In 2013, I arrived in Chamonix feeling well prepared and eager to tackle UTMB. It was to be my first real international race and I was determined to make the best of the opportunity. I arrived in France two weeks early, allowing enough time for sufficient jetlag recovery and race course familiarization. I was taking it seriously and had pretty high expectations of myself. Unfortunately, things didn't quite work out the way I'd imagined. Instead, on my first run in the Chamonix valley, I suffered a severe ankle injury that precluded me from even starting the race. Needless to say, it was a huge bummer at the time, and I spent my remaining three weeks in Europe largely feeling sorry for myself in various local bars.
In hindsight, this episode has been one of the most valuable experiences of my running career. Instead of racing myself, I was afforded the opportunity to cruise around the course with Joe Grant and Anna Frost, crewing for Anton Krupicka, who'd always been a hero of mine. Though Tony's race had an early and unfortunate conclusion, the ability to observe the front of the race overnight and into the morning that year had a profound impact on me.
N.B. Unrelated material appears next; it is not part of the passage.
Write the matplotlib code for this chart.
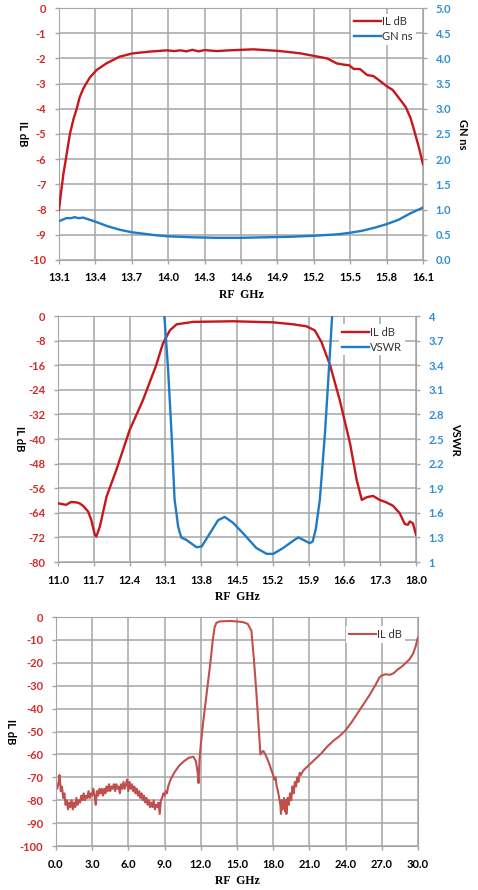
import numpy as np
import matplotlib.pyplot as plt

# ---- panel 1 : IL and group delay, 13.1 - 16.1 GHz
f1 = [13.1, 13.12, 13.136, 13.16, 13.19, 13.22, 13.246, 13.27, 13.30, 13.33, 13.356, 13.41,
      13.49, 13.6, 13.71, 13.85, 13.99, 14.05, 14.1, 14.15, 14.2, 14.25, 14.3, 14.35, 14.4,
      14.5, 14.6, 14.7, 14.9, 15.0, 15.09, 15.2, 15.31, 15.39, 15.45, 15.49, 15.53, 15.58,
      15.64, 15.69, 15.72, 15.8, 15.85, 15.89, 15.93, 15.96, 16.0, 16.03, 16.07, 16.1]
il1 = [-8.0, -7.2, -6.6, -5.9, -5.0, -4.4, -4.0, -3.55, -3.2, -2.95, -2.75, -2.46,
       -2.2, -1.93, -1.8, -1.73, -1.68, -1.71, -1.68, -1.72, -1.66, -1.72, -1.67, -1.69, -1.71,
       -1.68, -1.66, -1.64, -1.7, -1.75, -1.8, -1.9, -2.0, -2.2, -2.25, -2.27, -2.42, -2.42,
       -2.66, -2.7, -2.8, -3.1, -3.25, -3.5, -3.75, -3.95, -4.4, -4.9, -5.6, -6.2]
fg = [13.1, 13.16, 13.2, 13.23, 13.26, 13.3, 13.4, 13.5, 13.6, 13.7, 13.8, 13.9, 14.0,
      14.2, 14.4, 14.6, 14.8, 15.0, 15.2, 15.4, 15.5, 15.6, 15.7, 15.8, 15.9, 16.0, 16.1]
gd = [0.77, 0.83, 0.83, 0.85, 0.83, 0.84, 0.76, 0.67, 0.6, 0.55, 0.52, 0.49, 0.47,
      0.45, 0.44, 0.44, 0.45, 0.46, 0.48, 0.51, 0.54, 0.58, 0.64, 0.71, 0.8, 0.93, 1.04]

# ---- panel 2 : IL and VSWR, 11 - 18 GHz
f2 = [11.0, 11.16, 11.25, 11.36, 11.42, 11.49, 11.59, 11.65, 11.72, 11.75, 11.82, 11.95,
      12.14, 12.4, 12.66, 12.92, 13.05, 13.19, 13.32, 13.64, 14.42, 15.21, 15.6, 15.86,
      16.02, 16.15, 16.32, 16.51, 16.71, 16.84, 16.94, 17.04, 17.16, 17.29, 17.42, 17.55,
      17.68, 17.78, 17.84, 17.88, 17.94, 18.0]
il2 = [-60.9, -61.4, -60.5, -60.6, -60.9, -61.7, -63.6, -66.3, -71.1, -71.7, -68.4, -58.7,
       -50.1, -37.1, -27.4, -16.0, -9.0, -4.6, -2.7, -1.9, -1.7, -2.05, -2.7, -3.35,
       -4.65, -8.4, -16.0, -27.4, -41.4, -53.3, -59.8, -58.9, -58.5, -59.8, -60.6, -61.7,
       -64.1, -67.6, -67.9, -66.8, -67.4, -71.1]
fv = [13.08, 13.15, 13.22, 13.28, 13.35, 13.41, 13.51, 13.71, 13.81, 13.97, 14.13, 14.26,
      14.42, 14.62, 14.88, 15.08, 15.21, 15.40, 15.60, 15.70, 15.83, 15.92, 15.98, 16.04,
      16.12, 16.22, 16.32, 16.36]
vswr = [4.0, 3.38, 2.57, 1.76, 1.43, 1.30, 1.27, 1.18, 1.19, 1.35, 1.51, 1.55,
        1.48, 1.35, 1.17, 1.10, 1.10, 1.17, 1.26, 1.30, 1.26, 1.23, 1.25, 1.40,
        1.76, 2.57, 3.58, 4.0]

# ---- panel 3 : wideband IL, 0 - 30 GHz
f3 = [0.0, 0.1, 0.2, 0.3, 0.4, 0.5, 0.6, 0.7, 0.8, 0.9, 1.0, 1.1, 1.2, 1.3, 1.4, 1.5,
      1.6, 1.7, 1.8, 1.9, 2.0, 2.1, 2.2, 2.3, 2.4, 2.5, 2.6, 2.7, 2.8, 2.9, 3.0, 3.1,
      3.2, 3.3, 3.4, 3.5, 3.6, 3.7, 3.8, 3.9, 4.0, 4.1, 4.2, 4.3, 4.4, 4.5, 4.6, 4.7,
      4.8, 4.9, 5.0, 5.1, 5.2, 5.3, 5.4, 5.5, 5.6, 5.7, 5.8, 5.9, 6.0, 6.1, 6.2, 6.3,
      6.4, 6.5, 6.6, 6.7, 6.8, 6.9, 7.0, 7.1, 7.2, 7.3, 7.4, 7.5, 7.6, 7.7, 7.8, 7.9,
      8.0, 8.1, 8.2, 8.3, 8.4, 8.5, 8.6, 8.7, 8.8, 8.9, 9.0, 9.1, 9.2, 9.3,
      9.5, 9.8, 10.2, 10.6, 11.0, 11.4, 11.6, 11.75, 11.82, 11.9, 12.0, 12.2, 12.5, 12.8,
      13.0, 13.15, 13.3, 13.6, 14.5, 15.5, 15.9, 16.2, 16.4, 16.6, 16.8, 16.95, 17.05,
      17.2, 17.4, 17.6, 17.8, 18.0,
      18.1, 18.2, 18.3, 18.4, 18.5, 18.6, 18.65, 18.7, 18.8, 18.9, 19.0, 19.05, 19.1,
      19.2, 19.3, 19.4, 19.5, 19.6, 19.7, 19.8, 19.9, 20.0, 20.1, 20.2, 20.3, 20.5,
      20.7, 21.0, 21.5, 22.0, 22.5, 23.0, 23.5, 24.0, 24.5, 25.0, 25.5, 26.0, 26.5,
      26.8, 27.0, 27.3, 27.7, 28.0, 28.3, 28.7, 29.0, 29.3, 29.6, 29.8, 30.0]
il3 = [-72, -75, -73, -69, -76, -74, -79, -77, -82, -80, -84, -81, -83, -80, -84, -81,
       -83, -79, -82, -80, -81, -78, -80, -77, -80, -78, -79, -76, -79, -77, -78, -75,
       -78, -82, -76, -78, -75, -77, -75, -78, -75, -77, -74, -76, -73, -76, -74, -75,
       -73, -76, -73, -75, -74, -77, -73, -75, -72, -75, -73, -71, -76, -72, -75, -73,
       -76, -74, -77, -75, -78, -76, -79, -77, -80, -78, -81, -79, -82, -80, -83, -81,
       -83, -80, -84, -82, -83, -81, -86, -80, -79, -77, -78, -76, -77, -74,
       -71, -68, -65, -63, -61.5, -61, -63, -68, -72.5, -62, -56, -46, -33, -20,
       -10, -4.5, -2.5, -1.9, -1.7, -2.2, -3, -6, -18, -32, -48, -60, -59,
       -58.5, -60.5, -63, -66, -69,
       -71, -70, -74, -76, -79, -82, -86, -80, -84, -79, -85, -80, -86,
       -79, -82, -77, -80, -74, -77, -72, -74, -70, -72, -68, -69, -67,
       -66, -64.5, -62, -59.5, -56.5, -54, -52, -49.5, -46, -42, -38, -34, -29.5,
       -26.5, -25.5, -25, -25.2, -24.5, -23, -21.5, -20, -18.5, -16, -13, -9]

RED = '#C8161D'
BLUE = '#1F7BC6'
RED3 = '#C0504D'
TRED = '#D42A2A'
TBLUE = '#2E8FD6'
GRID = '#A6A6A6'
TF = 'Lato'

fig = plt.figure(figsize=(4.78, 8.9), dpi=100)


def style(ax, xt, yt, lpad):
    ax.set_xlim(xt[0], xt[-1])
    ax.set_ylim(yt[0], yt[-1])
    ax.set_xticks(xt)
    ax.set_xticklabels(['%.1f' % v for v in xt], fontsize=8, fontweight='bold',
                       family=TF)
    ax.set_yticks(yt)
    ax.set_yticklabels(['%g' % v for v in yt], fontsize=8, fontweight='bold',
                       family=TF)
    ax.grid(True, color=GRID, lw=1.1)
    ax.set_axisbelow(True)
    for s in ax.spines.values():
        s.set_color(GRID)
    ax.tick_params(colors=GRID, length=3, width=1, pad=6)
    for lb in ax.get_yticklabels():
        lb.set_color(TRED)
    for lb in ax.get_xticklabels():
        lb.set_color('black')
    ax.set_xlabel('RF  GHz', family='Liberation Serif', fontweight='bold',
                  fontsize=8.5, labelpad=4)
    ax.set_ylabel('IL dB', fontweight='bold', fontsize=8, rotation=270,
                  labelpad=lpad, family=TF)


def right(ax2, yt, ytl, name):
    ax2.set_ylim(yt[0], yt[-1])
    ax2.set_yticks(yt)
    ax2.set_yticklabels(ytl, fontsize=8, fontweight='bold', family=TF)
    for s in ax2.spines.values():
        s.set_visible(False)
    ax2.tick_params(colors=GRID, length=3, width=1, pad=6)
    for lb in ax2.get_yticklabels():
        lb.set_color(TBLUE)
    ax2.set_ylabel(name, fontweight='bold', fontsize=8, rotation=270,
                   labelpad=12, family=TF)


def leg(ax, handles, anchor):
    lg = ax.legend(handles=handles, loc='upper right', bbox_to_anchor=anchor,
                   frameon=True, fancybox=False, handlelength=2.4,
                   handletextpad=0.15, labelspacing=0.35, borderpad=0.25,
                   prop={'family': TF, 'size': 8})
    lg.get_frame().set_edgecolor('none')
    lg.get_frame().set_facecolor('white')
    lg.get_frame().set_alpha(1)
    for t in lg.get_texts():
        t.set_color('#333333')


# panel 1
ax = fig.add_axes([0.1234, 0.7079, 0.7615, 0.2831])
xt1 = [13.1, 13.4, 13.7, 14.0, 14.3, 14.6, 14.9, 15.2, 15.5, 15.8, 16.1]
yt1 = list(range(-10, 1))
style(ax, xt1, yt1, 9)
ax2 = ax.twinx()
gt = [0.0, 0.5, 1.0, 1.5, 2.0, 2.5, 3.0, 3.5, 4.0, 4.5, 5.0]
right(ax2, gt, ['%.1f' % v for v in gt], 'GN ns')
# IL drawn on the left scale, mapped onto the twin axis so legend sits on top
l1, = ax2.plot(f1, np.array(il1) / 2 + 5, color=RED, lw=1.7, label='IL dB')
l2, = ax2.plot(fg, gd, color=BLUE, lw=1.7, label='GN ns')
leg(ax2, [l1, l2], (0.995, 1.0))

# panel 2
ax = fig.add_axes([0.1213, 0.3685, 0.749, 0.2764])
xt2 = [11.0, 11.7, 12.4, 13.1, 13.8, 14.5, 15.2, 15.9, 16.6, 17.3, 18.0]
yt2 = list(range(-80, 1, 8))
style(ax, xt2, yt2, 10)
ax2 = ax.twinx()
vt = [1.0, 1.3, 1.6, 1.9, 2.2, 2.5, 2.8, 3.1, 3.4, 3.7, 4.0]
right(ax2, vt, ['1', '1.3', '1.6', '1.9', '2.2', '2.5', '2.8', '3.1', '3.4', '3.7', '4'],
      'VSWR')
l1, = ax2.plot(f2, (np.array(il2) + 80) * 3 / 80 + 1, color=RED, lw=1.7, label='IL dB')
l2, = ax2.plot(fv, vswr, color=BLUE, lw=1.7, label='VSWR')
leg(ax2, [l1, l2], (0.985, 0.99))

# panel 3
ax = fig.add_axes([0.117, 0.0494, 0.7573, 0.2573])
xt3 = [0.0, 3.0, 6.0, 9.0, 12.0, 15.0, 18.0, 21.0, 24.0, 27.0, 30.0]
yt3 = list(range(-100, 1, 10))
style(ax, xt3, yt3, 11)
l1, = ax.plot(f3, il3, color=RED3, lw=1.5, label='IL dB')
leg(ax, [l1], (0.98, 0.985))

fig.savefig('out.png', dpi=100)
I realized that I was totally unprepared for the demands of UTMB specifically and European mountain racing in general. I left convinced that, had I not suffered the ankle injury, my race would have been a complete disaster.
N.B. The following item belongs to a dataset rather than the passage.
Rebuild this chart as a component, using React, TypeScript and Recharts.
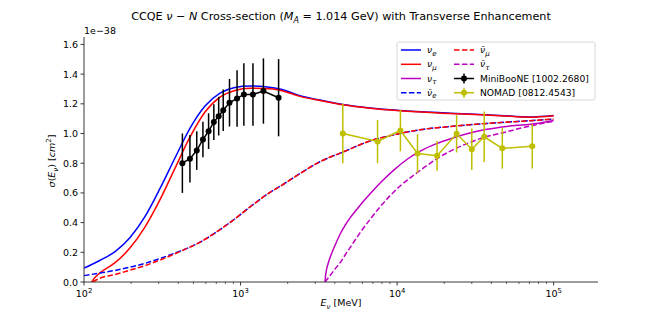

Since 2013, I've done a lot of racing, but I've yet to make it back to UTMB. My avoidance of the race in the last few years has not been for a lack of interest or desire, but rather a commitment to only return to the race when I can give myself an opportunity to be successful. For me, that means training specifically for the brutal demands of the UTMB course, which is hard to accomplish on the Northern California coast. Quite simply, I just have no interest in going to UTMB without doing the type of training that's necessary. Luckily for me, 2017 provided an opportunity to do things right.
I arrived in Aspen, CO on Monday afternoon positively giddy to be back in my former home. I've rented a room in town and will be here for the next 7-8 weeks, focusing on accumulating steep and sustained vertical (up and down). In discussing this training camp approach with my coach, Jason Koop, he emphasized the importance of keeping volume high and distractions low. I communicated my intent to exist as a humble shred monk for the next two months, which initially provided amusement and has since become our training motto.
These sorts of focused camps are quite common in road/track running, cycling, and triathlon and will likely become more commonplace in MUT running as the sport continues to evolve and professionalize. I'm super fortunate and very happy to be back in Colorado training in the mountains again. While I fully recognize that there's still a good possibility I'll have my ass handed to me at UTMB, it won't be for a lack of effort.
No excuses. Commence Operation Shred Monk.